The Global FlyFisher - A Good Place to go for Online Fly Fishing and Fly Tying
GFF staff page
First published February 1st 2002 - More than 11 years ago
On bite tippets for pike flies
Stiff piano wire has definite advantages over other sorts of pike shock and bite tippets.
It will mean less frustration from accidentally lost pike, and also less pike swimming around with a broken off fly or lure lodged somewhere in their mouth (or worse...). And while a single hook left in a pike's mouth or digestive tract (usually from cutting the hook or line when a pike has swallowed too deep -- not uncommon when fishing with live or dead bait) usually presents no real problem for the fish, a complete fly or lure will.
What then are the options for bite tippets? There are several. Some people swear by heavy, hard mono, such as 30 lbs or heavier Mason or Amnesia. Personally I do not really trust heavy mono enough for pike fishing, unless with 'tiny' flies for small pike. Besides, I do not find it stiff enough to act as a bite tippet.

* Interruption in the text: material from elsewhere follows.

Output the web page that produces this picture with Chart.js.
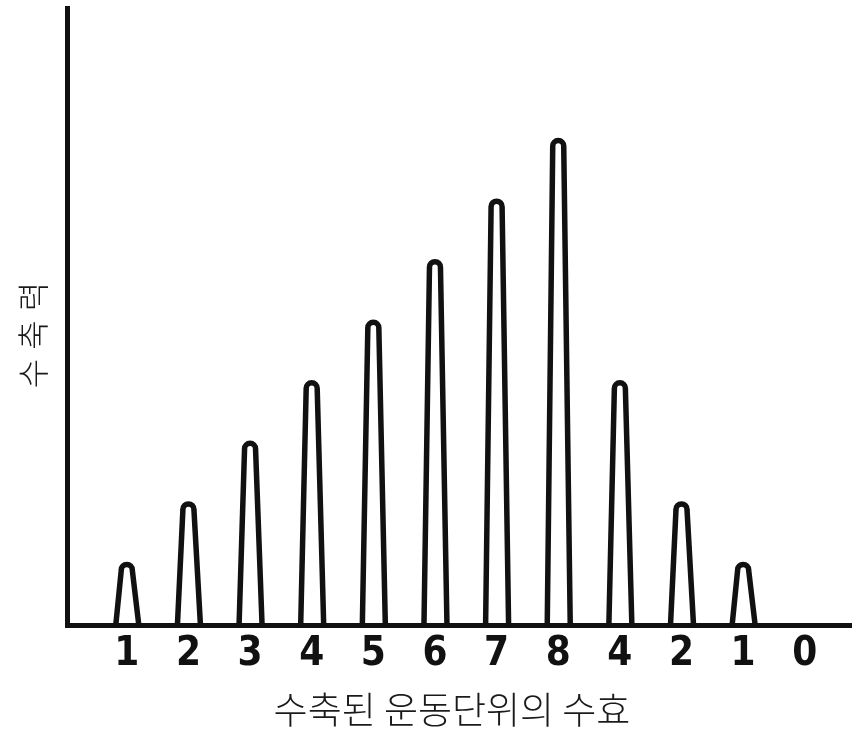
<!DOCTYPE html>
<html>
<head>
<meta charset="utf-8">
<style>
  html, body { margin: 0; padding: 0; background: #fff; }
  canvas { display: block; }
</style>
<script src="https://cdn.jsdelivr.net/npm/chart.js@4.4.1/dist/chart.umd.min.js"></script>
</head>
<body>
<canvas id="c" width="856" height="731"></canvas>
<script>
// number of contracted motor units under each twitch
const unitLabels = ['1', '2', '3', '4', '5', '6', '7', '8', '4', '2', '1', '0'];
// contraction force of each twitch (same scale as the unit count)
const contractionForce = [1, 2, 3, 4, 5, 6, 7, 8, 4, 2, 1, 0];
const xTitle = '수축된 운동단위의 수효';
const yTitle = '수축력';

const ink = '#111';

function labelAt(v) {
  const k = Math.round(v);
  if (Math.abs(v - k) > 1e-6 || k < 0 || k >= unitLabels.length) return null;
  return unitLabels[k];
}

// each twitch is drawn as a tapered arch standing on its bar's base
const archPlugin = {
  id: 'arches',
  afterDatasetsDraw(chart) {
    const ctx = chart.ctx;
    const meta = chart.getDatasetMeta(0);
    ctx.save();
    ctx.strokeStyle = ink;
    ctx.lineWidth = 5.5;
    ctx.lineJoin = 'round';
    ctx.lineCap = 'round';
    meta.data.forEach((bar, i) => {
      if (!contractionForce[i]) return;
      const { x, y, base } = bar.getProps(['x', 'y', 'base'], true);
      const r = 5.5;
      ctx.beginPath();
      ctx.moveTo(x - 11, base);
      ctx.lineTo(x - r, y + r);
      ctx.arc(x, y + r, r, Math.PI, 0);
      ctx.lineTo(x + 12, base);
      ctx.stroke();
    });
    ctx.restore();
  }
};

// axis titles: the horizontal one under the numbers, the vertical one reading upwards
const titlePlugin = {
  id: 'axisTitles',
  afterDraw(chart) {
    const ctx = chart.ctx;
    ctx.save();
    ctx.fillStyle = '#1a1a1a';
    ctx.textBaseline = 'middle';

    ctx.font = '300 37px "Noto Sans CJK KR", sans-serif';
    ctx.textAlign = 'center';
    ctx.fillText(xTitle, 452, 710);

    ctx.translate(33, 335);
    ctx.rotate(-Math.PI / 2);
    ctx.font = '300 32px "Noto Sans CJK KR", sans-serif';
    ctx.letterSpacing = '9px';
    const w = ctx.measureText(yTitle).width;
    ctx.textAlign = 'left';
    ctx.fillText(yTitle, -w / 2 + 4.5, 0);
    ctx.restore();
  }
};

new Chart(document.getElementById('c'), {
  type: 'bar',
  data: {
    datasets: [{
      data: contractionForce.map((v, i) => ({ x: i, y: v })),
      backgroundColor: 'rgba(0,0,0,0)',
      borderWidth: 0
    }]
  },
  options: {
    responsive: false,
    animation: false,
    devicePixelRatio: 1,
    layout: { padding: { top: 8, right: 5, left: 0, bottom: 0 } },
    plugins: { legend: { display: false }, tooltip: { enabled: false } },
    scales: {
      x: {
        type: 'linear',
        offset: false,
        min: -0.97,
        max: 11.75,
        grid: { display: false, drawTicks: false },
        border: { display: true, color: ink, width: 5 },
        // one tick under every twitch, including the empty last one
        afterBuildTicks(scale) {
          scale.ticks = unitLabels.map((_, i) => ({ value: i }));
        },
        ticks: {
          autoSkip: false,
          maxRotation: 0,
          padding: 6,
          color: ink,
          font: { family: '"Liberation Sans Narrow", "DejaVu Sans Condensed", "DejaVu Sans", sans-serif', size: 40, weight: 'bold' },
          callback: (v) => labelAt(v)
        },
        afterFit(scale) { scale.height = 106; }
      },
      y: {
        min: 0,
        max: 10.19,
        grid: { display: false, drawTicks: false },
        border: { display: true, color: ink, width: 5 },
        ticks: { display: false },
        afterFit(scale) { scale.width = 67; }
      }
    }
  },
  plugins: [archPlugin, titlePlugin]
});
</script>
</body>
</html>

A popular alternative are the different incarnations of soft, multistrand steel wire. Some types have a plastic coating, some are made of a Kevlar/steel combination, and some are just multistrand steel.

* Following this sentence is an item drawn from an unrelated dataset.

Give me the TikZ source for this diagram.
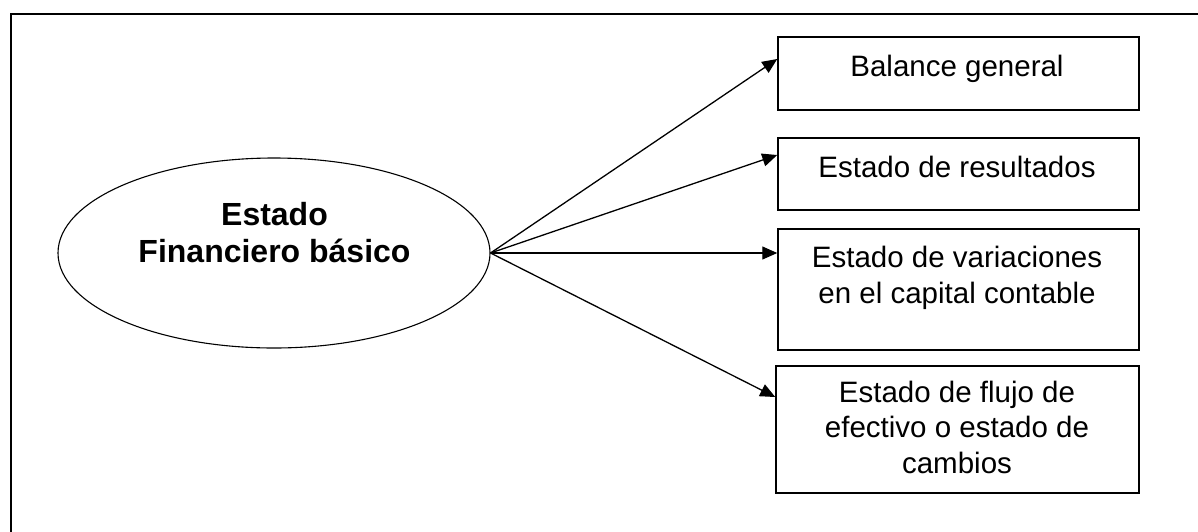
\documentclass[tikz,border=0pt]{standalone}
\usepackage{fontspec}
\setmainfont{Liberation Sans}
\usetikzlibrary{arrows.meta,shapes.geometric}
\begin{document}
\begin{tikzpicture}[x=1pt,y=-1pt,
  box/.style={draw,line width=1.5pt,minimum width=361pt,inner sep=0pt},
  txt/.style={inner sep=0pt,align=center,font=\fontsize{29.5}{35.5}\selectfont,anchor=base},
  conn/.style={line width=1.3pt,-{Triangle[length=15pt,width=13pt]}},
  frame/.style={line width=1.7pt}]
\useasboundingbox (0,0) rectangle (1198,531);
% frame
\coordinate (fbl) at (11,540);
\coordinate (ftl) at (11,14);
\coordinate (ftr) at (1210,14);
\draw[frame] (fbl) -- (ftl) -- (ftr);
% ellipse
\node[ellipse,draw,line width=1.1pt,minimum width=432pt,minimum height=190pt,inner sep=0pt] (e) at (274,253) {};
\node[inner sep=0pt,align=center,anchor=base,font=\fontsize{32}{37}\selectfont\bfseries] (et) at (274.5,262) {Estado\\Financiero básico};
% boxes
\node[box,minimum height=73pt] (b1) at (958.5,73.5) {};
\node[box,minimum height=72pt] (b2) at (958.5,174) {};
\node[box,minimum height=121pt] (b3) at (958.5,289.5) {};
\node[box,minimum width=363pt,minimum height=127pt] (b4) at (957.5,429.5) {};
\node[txt] (t1) at (957,76.5) {Balance general};
\node[txt] (t2) at (957,177) {Estado de resultados};
\node[txt] (t3) at (957,303) {Estado de variaciones\\en el capital contable};
\node[txt] (t4) at (957,473) {Estado de flujo de\\efectivo o estado de\\cambios};
% connectors
\draw[conn] (e.east) -- ([yshift=14.5pt]b1.west);
\draw[conn] (e.east) -- ([yshift=19pt]b2.west);
\draw[conn] (e.east) -- ([yshift=36.5pt]b3.west);
\draw[conn] (e.east) -- ([yshift=32.5pt]b4.west);
\end{tikzpicture}
\end{document}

Again, I am not a big fan of them.
Many Dutch pike fliers use spinning wires, bite tippets that are made of single strand stainless steel piano wire, usually 0.5 or 0.7 mm in diameter, and about 8-12 inches (20-30 cm) in length.
Single strand wire is excellent for the purpose of preventing pike demolishing your line or leader. It is stiff enough for general fishing and is easily remodeled after mishaps that leave the bite tippet less than straight (such as hangups or fights of really huge pike). Besides, even after much bending and straightening, they will loose practically nothing of their strength, they don't kink and crinkle, and they are easily attached at the water's edge.
This, however, is precisely their weak point in my opinion -- they usually rely on a swivel snap at the fly/lure end for attachment to the hook. Most snaps out there aren't particularly reliable; I don't really care to remember how many fish I lost due to snaps bending, breaking, or just simply opening during a fight with or landing of a pike. Besides, you always carry one spare spinning wire too few when fishing. Therefore some years ago, I opted for integral bite tippets on all my pike flies, after reading a statement to that effect by noted Dutch pike specialist Ad Swier.
Integral bite tippets adopt all the pros of spinning wire tippets, while doing away with weak links and availability problems. Their only drawback, a minor one as far as I'm concerned, is that all your flies have these lengths of steel wire attached, which tend to get in the way when storing/transporting them. Usually the fly/wire combination can be hinged at the wire to hook attachment point, and thus folded, the combination will fit in most boxes or wallets suitable for pike flies, unless you make your wires extremely long.
It is my experience that a normal pike fly, with a hook at least 4/0, and 20-25 cm (8-10") integral wire tippet will fit most anything, and will be long enough to clear the line of any pike's teeth.
Begin by cutting a 40 cm (16") length of wire from your stock. Use the tip end of the needlenose pliers to make a small loop in one end, about 10 cm from the end of the wire, then do the same on the other end with the base of the needlenose pliers, to make a larger loop. Slip the larger loop on the eye of the fly, grab the loop with the standard pliers and make at least five full, touching wraps with the tag end of the wire around the standing end of the wire. Use the fingers of the hand not holding the pliers to make the wraps. You'll soon find out why the tag end has to be as long as it is... Then grab the small loop at the other end of the wire (the loop that will become the eye for attaching your leader) with the pliers and make five full wraps with the tag end. Clip the tags at both wraps with the wire cutters. Ready. I usually do not bother deburring or otherwise dressing the cut ends of the tags, since it is my experience that they rarely, if ever, present a problem, but if you feel safer when the sharp end are fully out of the way, you can dress them with a hook hone or file.